Tissue microarray (TMA) format was utilized for immunohistochemical analysis of samples. For the construction of TMA, representative tumor regions from each donor tissue block were chosen and tissue cylinders with a diameter of 0.6 mm were punched and brought into recipient paraffin block with the help of a modified semiautomatic robotic precision instrument (Beecher Instruments, Wood-land, WI, USA). Two spatially distinct tumor cores (0.6 mm each) were selected per case by two independent pathologists, with one core taken from the invasive front when identifiable. This approach has demonstrated reproducibility for CD44 immunohistochemical assessment in prior studies, including consistent inter-core and whole-section concordance40.

Tissue microarray slides were processed and stained manually as described previously41. Primary antibody against CD44 and p-ERK1/2 were used, details of which are provided in Table 7. A normal colon tissue microarray was also stained to validate the antibody. Normal tissues of different organ system were also included in the TMA to serve as positive controls. Negative control was performed by omission of the primary antibody. For CD44, membranous staining was considered for scoring. Positive staining in more than 10% of tumor cells was considered as overexpression of CD44 42. Nuclear staining was considered for scoring p-ERK1/2. H score was used to analyze p-ERK1/2 staining43. Briefly, each TMA spot was assigned an intensity score from 0 to 3 (I0, I1–I3) and the proportion of tumor staining for that intensity was recorded as 5% increments from a range of 0–100 (P0, P1–P3). A final H score (range 0–300) was obtained by adding the sum of scores obtained for each intensity and proportion of area stained (H score = I1 × P1 + I2 × P2 + I3 × P3). p-ERK1/2 expression was dichotomized based on the median H score, with H score ≤ 60 classified as low expression and H score > 60 classified as overexpression.

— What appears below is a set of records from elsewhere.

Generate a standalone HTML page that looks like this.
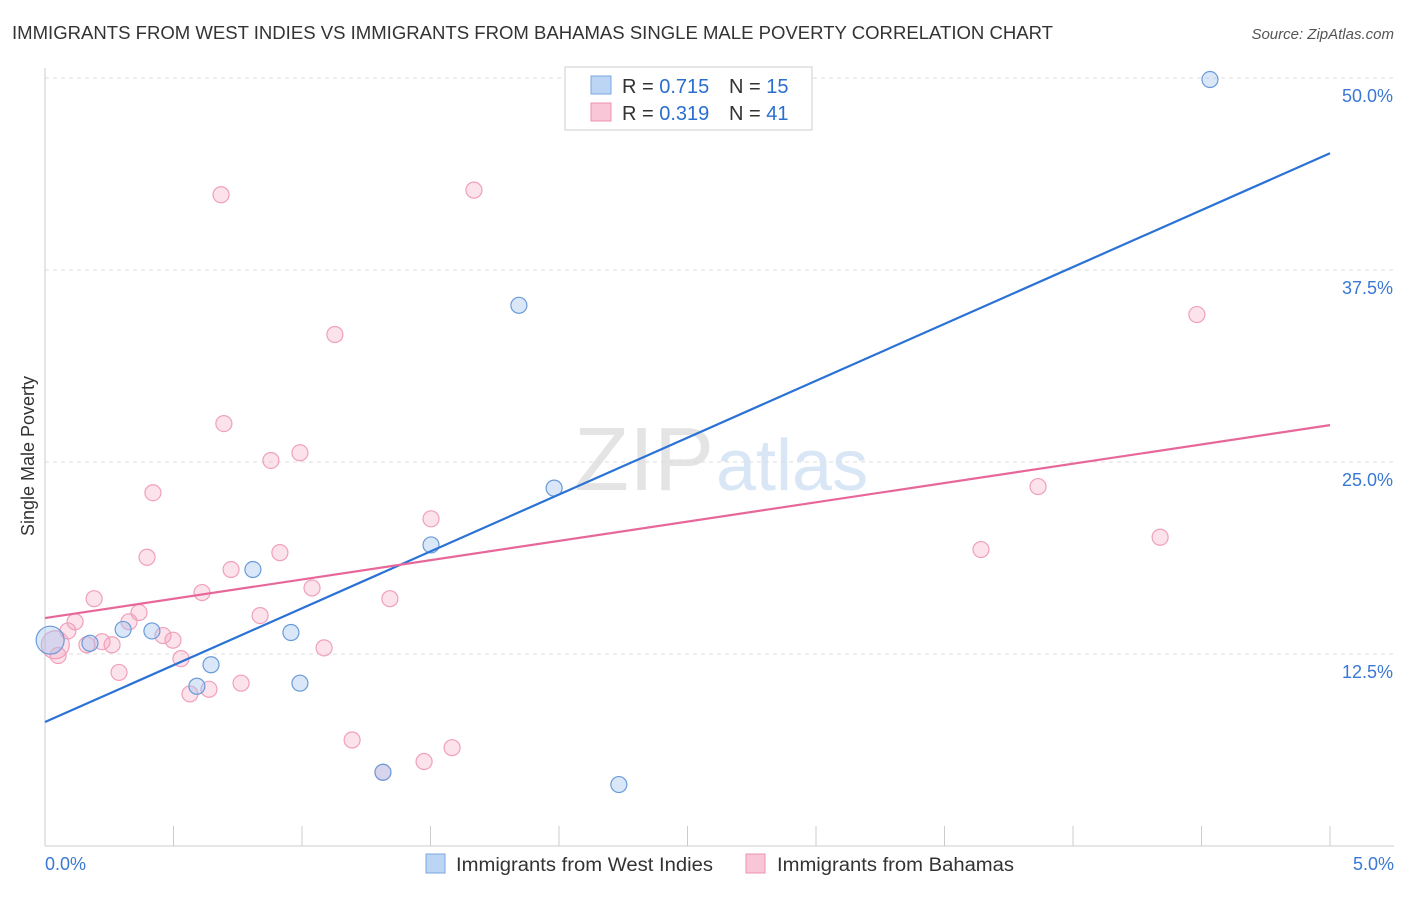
<!DOCTYPE html>
<html><head><meta charset="utf-8"><style>
body{margin:0;background:#fff;font-family:"Liberation Sans",sans-serif;}
svg text{font-family:"Liberation Sans",sans-serif;}
</style></head><body>
<svg id="c" width="1406" height="892" xmlns="http://www.w3.org/2000/svg">
<text x="12" y="39" font-size="18" fill="#333" textLength="1041" lengthAdjust="spacingAndGlyphs">IMMIGRANTS FROM WEST INDIES VS IMMIGRANTS FROM BAHAMAS SINGLE MALE POVERTY CORRELATION CHART</text>
<text x="1394" y="39" font-size="15" fill="#555" font-style="italic" text-anchor="end">Source: ZipAtlas.com</text>
<text x="714" y="490" font-size="90" fill="#e4e4e4" text-anchor="end" font-family="Liberation Serif">ZIP</text>
<text x="716" y="490" font-size="72" fill="#d8e6f6">atlas</text>
<text x="34" y="456" font-size="18" fill="#333" text-anchor="middle" transform="rotate(-90 34 456)">Single Male Poverty</text>
<g id="grid"></g><g id="axes"></g><g id="pts"></g><g id="lines"></g>
<g>
<rect x="565" y="67" width="247" height="63" fill="#fff" stroke="#ccc"/>
<rect x="591" y="76" width="20" height="18" fill="#bcd5f5" stroke="#7aa7e0"/>
<text x="622" y="93" font-size="20" fill="#333">R = <tspan fill="#2a6fd0">0.715</tspan></text>
<text x="729" y="93" font-size="20" fill="#333">N = <tspan fill="#2a6fd0">15</tspan></text>
<rect x="591" y="103" width="20" height="18" fill="#f8c6d6" stroke="#ee92b0"/>
<text x="622" y="120" font-size="20" fill="#333">R = <tspan fill="#2a6fd0">0.319</tspan></text>
<text x="729" y="120" font-size="20" fill="#333">N = <tspan fill="#2a6fd0">41</tspan></text>
</g>
<g>
<rect x="426" y="854" width="19" height="19" fill="#bcd5f5" stroke="#7aa7e0"/>
<text x="456" y="871" font-size="19" fill="#333" textLength="257" lengthAdjust="spacingAndGlyphs">Immigrants from West Indies</text>
<rect x="746" y="854" width="19" height="19" fill="#f8c6d6" stroke="#ee92b0"/>
<text x="777" y="871" font-size="19" fill="#333" textLength="237" lengthAdjust="spacingAndGlyphs">Immigrants from Bahamas</text>
</g>
</svg>
<script>
const yTicks=[12.5,25,37.5,50];
const yTickLabels=["12.5%","25.0%","37.5%","50.0%"];
const xTickLabels=["0.0%","5.0%"];
const wiX=[4.533,1.844,1.981,1.502,0.809,0.304,0.416,0.175,0.957,0.646,0.591,0.992,1.315,2.233,0.02];
const wiY=[49.9,35.2,23.3,19.6,18.0,14.1,14.0,13.2,13.9,11.8,10.4,10.6,4.8,4.0,13.4];
const bhX=[0.685,1.669,1.128,4.482,0.696,0.879,0.992,0.420,3.864,1.502,0.397,0.914,3.642,4.339,0.724,1.039,0.611,0.191,1.342,0.366,0.837,0.117,0.327,0.089,0.459,0.498,0.222,0.261,0.163,1.086,0.529,0.051,0.288,0.763,0.564,0.638,1.195,1.315,1.475,1.584,0.04];
const bhY=[42.4,42.7,33.3,34.6,27.5,25.1,25.6,23.0,23.4,21.3,18.8,19.1,19.3,20.1,18.0,16.8,16.5,16.1,16.1,15.2,15.0,14.6,14.6,14.0,13.7,13.4,13.3,13.1,13.1,12.9,12.2,12.4,11.3,10.6,9.9,10.2,6.9,4.8,5.5,6.4,13.1];
const wiLine=[8.07,45.1];
const bhLine=[14.84,27.4];
const NS="http://www.w3.org/2000/svg";
const X=v=>45+v/5*1285, Y=v=>846-v/12.5*192;
function mk(t,a,p){const e=document.createElementNS(NS,t);for(const k in a)e.setAttribute(k,a[k]);document.getElementById(p).appendChild(e);return e;}
yTicks.forEach((t,i)=>{
 const g=mk('line',{x1:45,x2:1394,y1:Y(t),y2:Y(t),stroke:'#ddd','stroke-dasharray':'4 4'},'grid');
 
 
 const l=mk('text',{x:1393,y:Y(t)+24,'font-size':18,fill:'#3a78d4','text-anchor':'end'},'axes');
 l.textContent=yTickLabels[i];
 
 
});
mk('line',{x1:45,x2:45,y1:68,y2:846,stroke:'#ccc'},'axes');
mk('line',{x1:45,x2:1394,y1:846,y2:846,stroke:'#ccc'},'axes');
for(let i=0;i<=10;i++){const x=45+i*128.5;mk('line',{x1:x,x2:x,y1:826,y2:846,stroke:'#ccc'},'axes');}
[[0,'start',45],[5,'end',1394]].forEach((d,i)=>{
 const t=mk('text',{x:d[2],y:870,'font-size':18,fill:'#3a78d4','text-anchor':d[1]},'axes');
 t.textContent=xTickLabels[i];
 
 
});
bhX.forEach((v,i)=>{
 const r=i==bhX.length-1?14:8;
 const c=mk('circle',{cx:X(v),cy:Y(bhY[i]),r:r,fill:'rgba(245,160,190,0.3)',stroke:'#f0a0bb','stroke-width':1.2},'pts');
 
 
});
wiX.forEach((v,i)=>{
 const r=i==wiX.length-1?14:8;
 const c=mk('circle',{cx:X(v),cy:Y(wiY[i]),r:r,fill:'rgba(160,195,240,0.4)',stroke:'#6a9bd8','stroke-width':1.2},'pts');
 
 
});
const l1=mk('line',{x1:X(0),y1:Y(wiLine[0]),x2:X(5),y2:Y(wiLine[1]),stroke:'#2a72d5','stroke-width':2.2},'lines');


const l2=mk('line',{x1:X(0),y1:Y(bhLine[0]),x2:X(5),y2:Y(bhLine[1]),stroke:'#e8679a','stroke-width':2.2},'lines');


</script>
</body></html>
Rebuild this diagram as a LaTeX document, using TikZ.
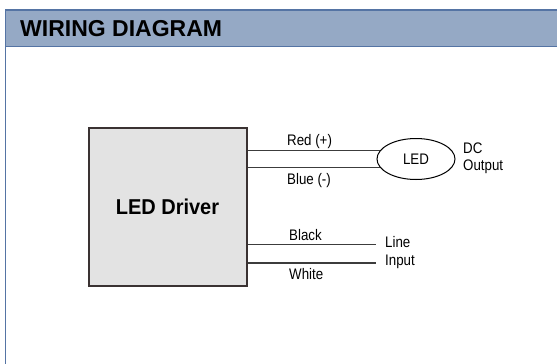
\documentclass[tikz,border=0pt]{standalone}
\usepackage{fontspec}
\setmainfont{Liberation Sans}
\newfontfamily\narrowsans[FakeStretch=0.87]{Liberation Sans}
\newfontfamily\midsans[FakeStretch=0.93]{Liberation Sans}
\usepackage{xcolor}
\usetikzlibrary{shapes.geometric}
\definecolor{headblue}{HTML}{95A9C5}
\definecolor{frameblue}{HTML}{5574A4}
\definecolor{boxgray}{HTML}{E3E3E3}
\definecolor{boxline}{HTML}{3A3232}
\definecolor{wiregray}{HTML}{3C3C3C}

\begin{document}
\begin{tikzpicture}[
    x=1pt, y=-1pt,
    frame/.style={draw=frameblue, line width=1.6pt},
    driverbox/.style={rectangle, draw=boxline, fill=boxgray, line width=2pt, minimum width=158pt, minimum height=158pt, font=\midsans\fontsize{21.5}{23}\selectfont\bfseries},
    lamp/.style={ellipse, draw=black, line width=1pt, minimum width=78pt, minimum height=41pt, inner sep=0pt, font=\narrowsans\fontsize{15.3}{17}\selectfont},
    wire/.style={draw=wiregray, line width=1.3pt},
    lbl/.style={inner sep=0pt, anchor=west, font=\narrowsans\fontsize{15.3}{17}\selectfont}
]
\useasboundingbox (0,0) rectangle (557,364);

% Header band
\fill[headblue] (5.5,10) rectangle (562,46.5);
\draw[frame] (562,10) -- (5.5,10) -- (5.5,370);
\draw[frame] (5.5,46.5) -- (562,46.5);
\node[inner sep=0pt, anchor=west, font=\fontsize{23}{25}\selectfont\bfseries] (title) at (20,29) {WIRING DIAGRAM};

% Driver and lamp
\node[driverbox] (driver) at (167.5,206.5) {LED Driver};
\node[lamp] (led) at (416,159) {LED};

% Wire ends
\coordinate (redEnd) at (led.167);
\coordinate (blueEnd) at (led.193);
\coordinate (blackEnd) at (376,244.5);
\coordinate (whiteEnd) at (376,263);

% Wires
\draw[wire] (driver.east |- redEnd) -- (redEnd);
\draw[wire] (driver.east |- blueEnd) -- (blueEnd);
\draw[wire] (driver.east |- blackEnd) -- (blackEnd);
\draw[wire] (driver.east |- whiteEnd) -- (whiteEnd);

% Labels
\node[lbl] (red) at (287,141.5) {Red (+)};
\node[lbl] (blue) at (287,181) {Blue (-)};
\node[lbl] (dc) at (463,148) {DC};
\node[lbl] (output) at (463,167) {Output};
\node[lbl] (black) at (289,235.5) {Black};
\node[lbl] (white) at (289,274) {White};
\node[lbl] (line) at (385,242.5) {Line};
\node[lbl] (input) at (385,262) {Input};

\end{tikzpicture}
\end{document}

Evaluation of mismatch repair protein staining was performed as described previously44. Briefly, MMR protein expression was evaluated using MSH2, MSH6, MLH1 and PMS2 proteins. Details of the primary antibodies used are provided in Table 7. Tumor was classified as deficient MMR (dMMR) if any of the four proteins showed complete loss of staining in tumor cells with concurrent positive staining in the nuclei of normal epithelial cells. Otherwise, they were classified as proficient MMR (pMMR).

IHC scoring was done by two pathologists, blinded to the clinicopathological characteristics. Discordant scores were reviewed together to achieve agreement.

Table 7 Antibodies used for TMA IHC Analysis.

Statistical analysis

Associations between clinicopathological variables and protein expression was analyzed using contingency table analysis and Chi square test. Kaplan-Meier method was used to generate survival curves and Mantel Cox log rank test was used to evaluate significance. Univariate and multivariate analysis was performed using Cox proportional hazards model to determine factors predicting overall survival and logistic regression model to determine factors predicting metachronous distant metastasis. Two-sided tests were used for the calculations and limit of significance was defined as p value of < 0.05 for all analyses. Data analyses was performed using JMP14.0 (SAS Institute, Inc.,Cary, NC) software package.